AMELIA (2009)
AMELIA
Compositeur : Gabriel Yared
Durée : 52:50 | 13 pistes
Éditeur : Varèse Sarabande
Il ne fait guère de doute que les aventuriers du ciel représentent, aux yeux de Gabriel Yared, une merveilleuse et intarissable source d’inspiration, comme l’ont toujours été les immenses étendues désertiques pour Maurice Jarre et les océans si chers à John Scott. La musique de The English Patient (Le Patient Anglais), encore toute auréolée du prestige de l’Oscar glané en 1996, vient bien sûr spontanément à l’esprit, envahissante au point de rejeter dans l’ombre le travail pourtant digne d’intérêt accompli sur L’Instinct de l’Ange, Wings Of Courage (Les Ailes du Courage), Map Of The Human Heart (Cœur de Métisse) et même, bien que le curieux film de Cédric Kahn ne relève pas vraiment des épopées romanesques au bleu azuréen, L’Avion. Le gracieux Amelia s’inscrit dans la droite lignée de ces partitions aux atmosphères subtiles et à la thématique généreuse. « Doux Jésus, un autre de ces scores qui transpirent l’académisme » pourraient se lamenter les esprits chagrins, nostalgiques des expérimentations à tout crin, chez Beineix ou Laloux, du Yared des débuts ; votre serviteur, quant à lui, préfère pencher pour l’affinement d’un style au classicisme onctueux, face auquel on ne peut qu’abandonner toute vitupération intempestive.

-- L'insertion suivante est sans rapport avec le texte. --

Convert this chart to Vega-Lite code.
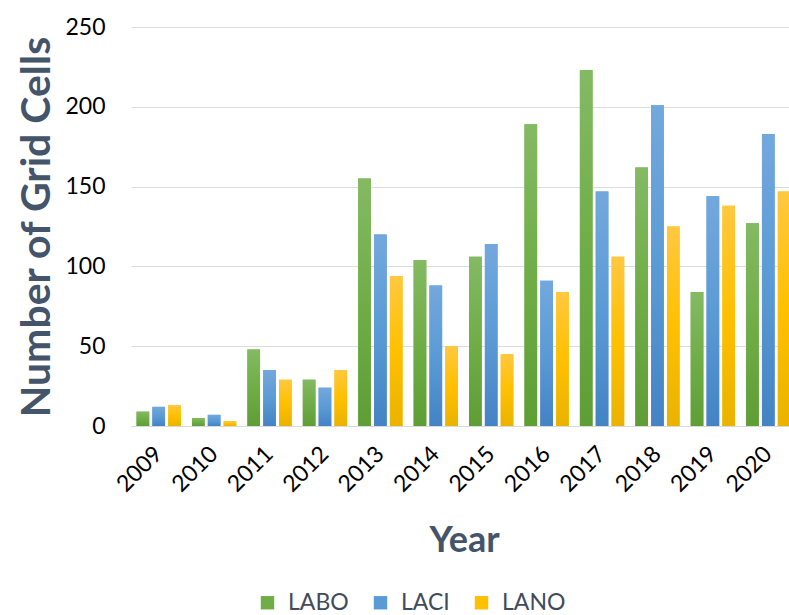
{
  "$schema": "https://vega.github.io/schema/vega-lite/v6.json",
  "width": 658,
  "height": 399,
  "autosize": "none",
  "padding": {"left": 131, "top": 27, "right": 0, "bottom": 189},
  "background": "white",
  "config": {"font": "Lato", "view": {"stroke": null}},
  "data": {
    "values": [
      {"year": "2009", "series": "LABO", "value": 9},
      {"year": "2009", "series": "LACI", "value": 12},
      {"year": "2009", "series": "LANO", "value": 13},
      {"year": "2010", "series": "LABO", "value": 5},
      {"year": "2010", "series": "LACI", "value": 7},
      {"year": "2010", "series": "LANO", "value": 3},
      {"year": "2011", "series": "LABO", "value": 48},
      {"year": "2011", "series": "LACI", "value": 35},
      {"year": "2011", "series": "LANO", "value": 29},
      {"year": "2012", "series": "LABO", "value": 29},
      {"year": "2012", "series": "LACI", "value": 24},
      {"year": "2012", "series": "LANO", "value": 35},
      {"year": "2013", "series": "LABO", "value": 155},
      {"year": "2013", "series": "LACI", "value": 120},
      {"year": "2013", "series": "LANO", "value": 94},
      {"year": "2014", "series": "LABO", "value": 104},
      {"year": "2014", "series": "LACI", "value": 88},
      {"year": "2014", "series": "LANO", "value": 50},
      {"year": "2015", "series": "LABO", "value": 106},
      {"year": "2015", "series": "LACI", "value": 114},
      {"year": "2015", "series": "LANO", "value": 45},
      {"year": "2016", "series": "LABO", "value": 189},
      {"year": "2016", "series": "LACI", "value": 91},
      {"year": "2016", "series": "LANO", "value": 84},
      {"year": "2017", "series": "LABO", "value": 223},
      {"year": "2017", "series": "LACI", "value": 147},
      {"year": "2017", "series": "LANO", "value": 106},
      {"year": "2018", "series": "LABO", "value": 162},
      {"year": "2018", "series": "LACI", "value": 201},
      {"year": "2018", "series": "LANO", "value": 125},
      {"year": "2019", "series": "LABO", "value": 84},
      {"year": "2019", "series": "LACI", "value": 144},
      {"year": "2019", "series": "LANO", "value": 138},
      {"year": "2020", "series": "LABO", "value": 127},
      {"year": "2020", "series": "LACI", "value": 183},
      {"year": "2020", "series": "LANO", "value": 147}
    ]
  },
  "encoding": {
    "x": {
      "field": "year",
      "type": "nominal",
      "scale": {"range": [0, 665], "paddingInner": 0.2, "paddingOuter": 0.1},
      "axis": {
        "title": "Year",
        "titleFontSize": 36,
        "titleFontWeight": "bold",
        "titleColor": "#44546A",
        "titleX": 333,
        "titleY": 125,
        "titleAlign": "center",
        "titleBaseline": "alphabetic",
        "labelAngle": -45,
        "labelAlign": "right",
        "labelBaseline": "middle",
        "labelFontSize": 23,
        "labelColor": "#000000",
        "labelPadding": 24,
        "ticks": false,
        "tickSize": 0,
        "domainColor": "#D9D9D9",
        "domainWidth": 1
      }
    },
    "xOffset": {
      "field": "series",
      "type": "nominal",
      "scale": {"domain": ["LABO", "LACI", "LANO"], "paddingInner": 0.2, "paddingOuter": 0}
    },
    "y": {
      "field": "value",
      "type": "quantitative",
      "scale": {"domain": [0, 250], "nice": false},
      "axis": {
        "title": "Number of Grid Cells",
        "titleFontSize": 41,
        "titleFontWeight": "bold",
        "titleColor": "#44546A",
        "titleAngle": -90,
        "titleX": -82,
        "titleY": 199.5,
        "titleAlign": "center",
        "titleBaseline": "alphabetic",
        "values": [0, 50, 100, 150, 200, 250],
        "labelFontSize": 23,
        "labelColor": "#000000",
        "labelPadding": 26,
        "ticks": false,
        "tickSize": 0,
        "domain": false,
        "gridColor": "#DCDCDC",
        "gridWidth": 1
      }
    }
  },
  "layer": [
    {
      "mark": {"type": "bar"},
      "encoding": {
        "color": {
          "field": "series",
          "type": "nominal",
          "scale": {"domain": ["LABO", "LACI", "LANO"], "range": ["#70AD47", "#5B9BD5", "#FFC000"]},
          "legend": {
            "orient": "none",
            "direction": "horizontal",
            "legendX": 125,
            "legendY": 564,
            "title": null,
            "padding": 0,
            "symbolType": "square",
            "symbolSize": 180,
            "symbolStrokeWidth": 0,
            "labelFontSize": 23,
            "labelColor": "#404B5A",
            "labelOffset": 9,
            "columnPadding": 20
          }
        }
      }
    },
    {
      "mark": {"type": "bar"},
      "encoding": {
        "fill": {
          "condition": [
            {
              "test": "datum.series === 'LABO'",
              "value": {"gradient": "linear", "x1": 0, "y1": 0, "x2": 0, "y2": 1,
                "stops": [{"offset": 0, "color": "#84BA63"}, {"offset": 0.5, "color": "#70AD47"}, {"offset": 1, "color": "#5E9E35"}]}
            },
            {
              "test": "datum.series === 'LACI'",
              "value": {"gradient": "linear", "x1": 0, "y1": 0, "x2": 0, "y2": 1,
                "stops": [{"offset": 0, "color": "#73A8DD"}, {"offset": 0.5, "color": "#5B9BD5"}, {"offset": 1, "color": "#4483C4"}]}
            }
          ],
          "value": {"gradient": "linear", "x1": 0, "y1": 0, "x2": 0, "y2": 1,
            "stops": [{"offset": 0, "color": "#FFC840"}, {"offset": 0.5, "color": "#FFC000"}, {"offset": 1, "color": "#EAB300"}]}
        }
      }
    }
  ]
}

C’est de toute manière de classicisme dont il est question dans le film de Mira Nair, nouvelle incursion de la réalisatrice indienne en terre américaine. Tout semblait pourtant propice à ce que le destin hors du commun d’Amelia Earhart, figure majeure de l’aviation ayant mystérieusement disparu au-dessus du Pacifique, lors d’un tour du monde entrepris en 1937, débouche sur l’une de ces meringues hollywoodiennes boursouflées, prête à jouer jusqu’à l’écœurement la carte de la surenchère lacrymale. Mais Nair, peut-être parce qu’elle se défiait des trémolos languissants auxquels le récit paraissait voué, a pris le parfait contre-pied de toutes ces attentes en adoptant un ton résolument sobre et pondéré… Et c’est justement là, trois fois hélas, que le bât blesse. Car à trop vouloir éviter l’emphase, Amelia finit par rester désespérément cloué au sol, embourbé dans de ternes enjeux narratifs au potentiel dramatique mort-né. Ne subsiste donc plus de l’ambitieux projet qu’un vulgaire biopic parmi une kyrielle d’autres, où une Hilary Swank loin de ses plus belles prestations et un Richard Gere aussi monolithique qu’à l’accoutumée semblent se morfondre de concert avec le spectateur.

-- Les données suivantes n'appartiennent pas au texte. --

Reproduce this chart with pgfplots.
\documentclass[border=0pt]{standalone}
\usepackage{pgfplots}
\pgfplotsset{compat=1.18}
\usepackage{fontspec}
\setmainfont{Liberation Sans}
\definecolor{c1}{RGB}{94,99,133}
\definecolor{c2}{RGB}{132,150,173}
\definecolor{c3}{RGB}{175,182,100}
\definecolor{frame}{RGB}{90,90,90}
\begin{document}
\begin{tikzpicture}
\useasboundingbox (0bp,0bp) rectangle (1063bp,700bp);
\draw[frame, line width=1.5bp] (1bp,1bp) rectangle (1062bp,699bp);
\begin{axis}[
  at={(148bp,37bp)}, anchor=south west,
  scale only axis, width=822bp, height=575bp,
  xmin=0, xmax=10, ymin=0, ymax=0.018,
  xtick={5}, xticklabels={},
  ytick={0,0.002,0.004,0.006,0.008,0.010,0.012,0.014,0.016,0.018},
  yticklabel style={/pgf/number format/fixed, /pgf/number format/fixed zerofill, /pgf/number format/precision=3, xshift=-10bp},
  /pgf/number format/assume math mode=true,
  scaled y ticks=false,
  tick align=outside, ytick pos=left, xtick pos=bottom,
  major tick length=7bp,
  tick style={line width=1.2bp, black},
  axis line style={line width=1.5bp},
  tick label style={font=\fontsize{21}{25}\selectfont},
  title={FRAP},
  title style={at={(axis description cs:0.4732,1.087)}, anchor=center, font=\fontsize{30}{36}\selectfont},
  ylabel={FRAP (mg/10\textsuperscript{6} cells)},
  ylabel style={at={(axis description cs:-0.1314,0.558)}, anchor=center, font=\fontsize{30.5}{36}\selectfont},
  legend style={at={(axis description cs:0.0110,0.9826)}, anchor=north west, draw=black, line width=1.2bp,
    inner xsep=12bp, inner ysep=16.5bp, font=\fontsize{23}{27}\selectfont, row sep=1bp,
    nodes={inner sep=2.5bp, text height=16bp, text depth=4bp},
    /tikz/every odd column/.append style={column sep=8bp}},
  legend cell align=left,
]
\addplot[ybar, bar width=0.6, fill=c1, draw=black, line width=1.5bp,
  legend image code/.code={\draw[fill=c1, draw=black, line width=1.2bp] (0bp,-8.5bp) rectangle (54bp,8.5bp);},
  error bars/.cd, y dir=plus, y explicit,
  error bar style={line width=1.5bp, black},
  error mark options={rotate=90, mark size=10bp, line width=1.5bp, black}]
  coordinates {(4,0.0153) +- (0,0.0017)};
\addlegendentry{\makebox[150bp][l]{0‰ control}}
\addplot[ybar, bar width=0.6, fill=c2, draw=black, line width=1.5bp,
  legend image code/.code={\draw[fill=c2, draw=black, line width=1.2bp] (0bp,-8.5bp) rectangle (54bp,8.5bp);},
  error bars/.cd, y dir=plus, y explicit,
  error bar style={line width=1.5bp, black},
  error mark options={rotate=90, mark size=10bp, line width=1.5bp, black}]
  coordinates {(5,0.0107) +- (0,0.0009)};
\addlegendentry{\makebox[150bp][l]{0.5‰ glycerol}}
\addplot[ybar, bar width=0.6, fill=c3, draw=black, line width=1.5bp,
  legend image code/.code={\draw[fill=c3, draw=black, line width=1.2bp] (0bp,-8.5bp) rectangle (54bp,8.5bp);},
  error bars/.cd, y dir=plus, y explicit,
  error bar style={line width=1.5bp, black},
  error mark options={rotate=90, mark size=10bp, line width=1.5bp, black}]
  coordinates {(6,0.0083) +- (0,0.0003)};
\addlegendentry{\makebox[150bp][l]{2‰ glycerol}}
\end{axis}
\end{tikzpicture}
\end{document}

Egarée au milieu de ce marasme, la musique s’impose, dès ses premières notes délicates, comme l’unique élément capable de faire sourdre l’émotion tant espérée. Yared, mélodiste émérite, a érigé son travail autour d’un thème en tous points magnifique, dont le lyrisme poignant n’est pas sans évoquer les grandes heures de John Barry. Ces cordes élégiaques, ce piano touchant, demeurent par ailleurs la clef de voûte d’une partition sachant doser ses effets avec nettement plus de sensibilité que le film désincarné de Mira Nair, et ne dérogeant que d’une façon très épisodique à la superbe retenue dont elle a fait son sacerdoce. Ainsi, No Longer A Passenger (dont on retrouvera la tonalité sombre et tourmentée dans les onze minutes du lent crescendo de Final Flight) et peut-être plus encore le spectaculaire Hawaii Crash renouent, même si ce n’est que pour de fugaces instants, avec le souffle de l’anthologique score rejeté de Troy (Troie).

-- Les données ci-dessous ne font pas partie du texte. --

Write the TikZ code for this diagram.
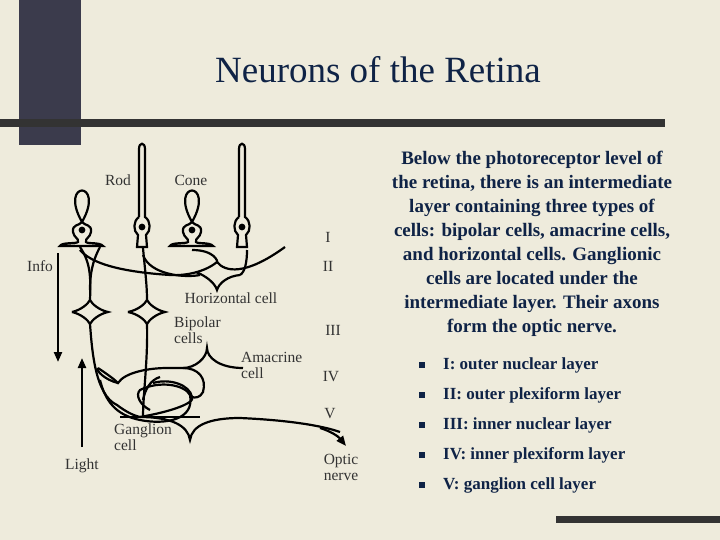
\documentclass[tikz,border=0pt]{standalone}
\usepackage{fontspec}
\setmainfont{Liberation Serif}
\usetikzlibrary{arrows.meta}
\definecolor{bg}{HTML}{EEEBDC}
\definecolor{navy}{HTML}{0F2346}
\definecolor{blockc}{HTML}{3B3B4C}
\definecolor{barc}{HTML}{333333}
\definecolor{lab}{HTML}{333333}
\tikzset{
  cell/.style={line width=2.2pt,black},
  lbl/.style={font=\fontsize{15.5}{16}\selectfont,text=lab,inner sep=0pt},
  rtext/.style={font=\bfseries\fontsize{17}{24}\selectfont,text=navy,inner sep=0pt},
  ptext/.style={font=\bfseries\fontsize{19}{24}\selectfont,text=navy,inner sep=0pt},
  pics/cone/.style={code={
    \draw[cell] (0,-8) .. controls (-24,-50) and (24,-50) .. (0,-8);
    \draw[cell] (0,-8) .. controls (-3,-4) and (-10,-6) .. (-9,2) .. controls (-8,8) and (-3,8) .. (-4,12)
      .. controls (-6,14) and (-20,12) .. (-22,16) -- (21,16) .. controls (18,12) and (5,14) .. (4,12)
      .. controls (3,8) and (8,8) .. (9,2) .. controls (10,-6) and (3,-4) .. (0,-8);
    \fill (0,0) circle (3.4);}},
  pics/rod/.style={code={
    \draw[cell] (-3,-10) -- (-3,-78) .. controls (-3,-85) and (3,-85) .. (3,-78) -- (3,-10)
      .. controls (9,-6) and (9,4) .. (4,8) -- (5,20) -- (-5,20) -- (-4,8) .. controls (-9,4) and (-9,-6) .. (-3,-10);
    \fill (0,0) circle (3.4);}}
}
\begin{document}
\begin{tikzpicture}[x=1pt,y=-1pt]
\useasboundingbox (0,0) rectangle (720,540);
\fill[bg] (0,0) rectangle (720,540);
\fill[blockc] (19,0) rectangle (81,145);
\fill[barc] (0,119) rectangle (665,127);
\fill[barc] (556,516) rectangle (720,523);
\node[font=\fontsize{37}{40}\selectfont,text=navy] (title) at (378,70) {Neurons of the Retina};

% photoreceptors
\pic at (82,230) {cone};
\pic at (192,230) {cone};
\pic at (142,227) {rod};
\pic at (242,227) {rod};

% cone A to bipolar 1
\draw[cell] (80,247) .. controls (90,262) and (91,275) .. (90,300);
\draw[cell] (100,247) .. controls (92,262) and (90,275) .. (90,290);
% bipolar 1
\draw[cell] (72,312) .. controls (81,310) and (88,304) .. (90,300) .. controls (92,304) and (99,310) .. (108,312)
  .. controls (99,314) and (92,320) .. (90,324) .. controls (88,320) and (81,314) .. (72,312);
% rod 1 to bipolar 2
\draw[cell] (143,248) .. controls (145,270) and (147,285) .. (147,300);
\draw[cell] (128,312) .. controls (138,310) and (145,304) .. (147,300) .. controls (149,304) and (156,310) .. (165,312)
  .. controls (156,314) and (149,320) .. (147,324) .. controls (145,320) and (138,314) .. (128,312);

% horizontal cell
\draw[cell] (80,250) .. controls (95,268) and (140,273) .. (170,275) .. controls (185,276) and (205,272) .. (217,262)
  .. controls (225,272) and (245,276) .. (285,247);
\draw[cell] (143,255) .. controls (150,275) and (185,278) .. (200,275);
\draw[cell] (192,250) .. controls (215,250) and (218,262) .. (217,262);
\draw[cell] (196,272) .. controls (206,276) and (215,283) .. (217,290) .. controls (219,283) and (228,276) .. (240,275);
\draw[cell] (247,250) .. controls (247,262) and (245,272) .. (240,275);

% bipolar 1 down to ganglion
\draw[cell] (90,324) .. controls (92,350) and (95,395) .. (117,405) .. controls (125,411) and (132,415) .. (140,417);
\draw[cell] (120,417) -- (200,417);
% bipolar 2 down
\draw[cell] (147,324) .. controls (148,360) and (143,395) .. (143,417);
% ganglion star and optic nerve
\draw[cell] (140,417) .. controls (170,417) and (188,425) .. (190,440) .. controls (192,425) and (210,418) .. (240,418)
  .. controls (285,420) and (320,425) .. (340,432);
\draw[cell,-{Triangle[length=10pt,width=8pt]}] (320,428) .. controls (330,431) and (338,436) .. (346,446);
\draw[cell] (140,417) .. controls (180,410) and (200,400) .. (190,395);

% amacrine cell
\draw[cell] (98,368) .. controls (110,376) and (115,380) .. (118,383) .. controls (125,372) and (150,368) .. (167,368)
  -- (183,368) .. controls (195,368) and (207,358) .. (207,348) .. controls (207,358) and (220,368) .. (243,368);
\draw[cell] (118,383) .. controls (105,380) and (95,370) .. (98,368);
\draw[cell] (183,368) .. controls (198,368) and (207,378) .. (203,392) .. controls (200,398) and (195,398) .. (192,397);
\draw[cell] (153,383) .. controls (170,378) and (190,385) .. (192,397);
\draw[cell] (100,380) .. controls (105,400) and (115,415) .. (140,420) .. controls (165,425) and (195,420) .. (190,395)
  .. controls (185,385) and (160,380) .. (140,390) .. controls (135,395) and (140,405) .. (150,410);
\draw[cell] (143,400) .. controls (145,390) and (150,380) .. (160,377);

% arrows
\draw[cell,-{Triangle[length=10pt,width=8pt]}] (58,253) -- (58,362);
\draw[cell,-{Triangle[length=10pt,width=8pt]}] (82,447) -- (82,358);

% labels
\node[lbl] (rod) at (118,180) {Rod};
\node[lbl] (cone) at (191,180) {Cone};
\node[lbl] (info) at (40,266) {Info};
\node[lbl] (l1) at (328,237) {I};
\node[lbl] (l2) at (328,266) {II};
\node[lbl] (hor) at (231,298) {Horizontal cell};
\node[lbl,align=left,anchor=west] (bip) at (174,330) {Bipolar\\cells};
\node[lbl] (l3) at (333,330) {III};
\node[lbl,align=left,anchor=west] (ama) at (241,365) {Amacrine\\cell};
\node[lbl] (l4) at (331,377) {IV};
\node[lbl] (l5) at (330,414) {V};
\node[lbl,align=left,anchor=west] (gan) at (114,437) {Ganglion\\cell};
\node[lbl] (light) at (82,466) {Light};
\node[lbl,align=center] (optic) at (341,467) {Optic\\nerve};

% right text
\node[ptext,align=center] (para) at (532,244) {Below the photoreceptor level of\\the retina, there is an intermediate\\layer containing three types of\\cells: bipolar cells, amacrine cells,\\and horizontal cells. Ganglionic\\cells are located under the\\intermediate layer. Their axons\\form the optic nerve.};
\foreach \t [count=\i] in {I: outer nuclear layer,II: outer plexiform layer,III: inner nuclear layer,IV: inner plexiform layer,V: ganglion cell layer}{
  \fill[navy] (418.5,{365+30*(\i-1)-3}) rectangle +(6,6);
  \node[rtext,anchor=west] (b\i) at (443,{365+30*(\i-1)}) {\t};
}
\end{tikzpicture}
\end{document}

L’autre saillie marquante d’Amelia tient aux captivantes ambiances orientales qui imprègnent Flight To Wales, Amelia And George ou bien encore Vagabond Of The Air, ambiances sous la coupe de flûtes indiennes aussi subtiles qu’envoûtantes. Un choix artistique qui, de prime abord, se justifierait amplement par l’exotisme des contrées survolées par l’héroïne, mais auquel ne sont pas forcément étrangères les origines de Mira Nair et la place importante qu’occupent les caressantes sonorités de l’Orient dans l’œuvre de Gabriel Yared. Peu importe, en fin de compte, puisque ces excellents passages respectent à la lettre les mots d’ordre de la partition : une grâce aérienne et une beauté de tous les instants, destinées à toucher le cœur. Ce noble précepte, Yared met un point d’honneur à le respecter jusqu’au bout, quand survient une ultime reprise du thème principal dont les notes, peu à peu, s’éteignent avec une infinie douceur, comme pour accompagner pudiquement le dernier voyage d’Amelia Earhart.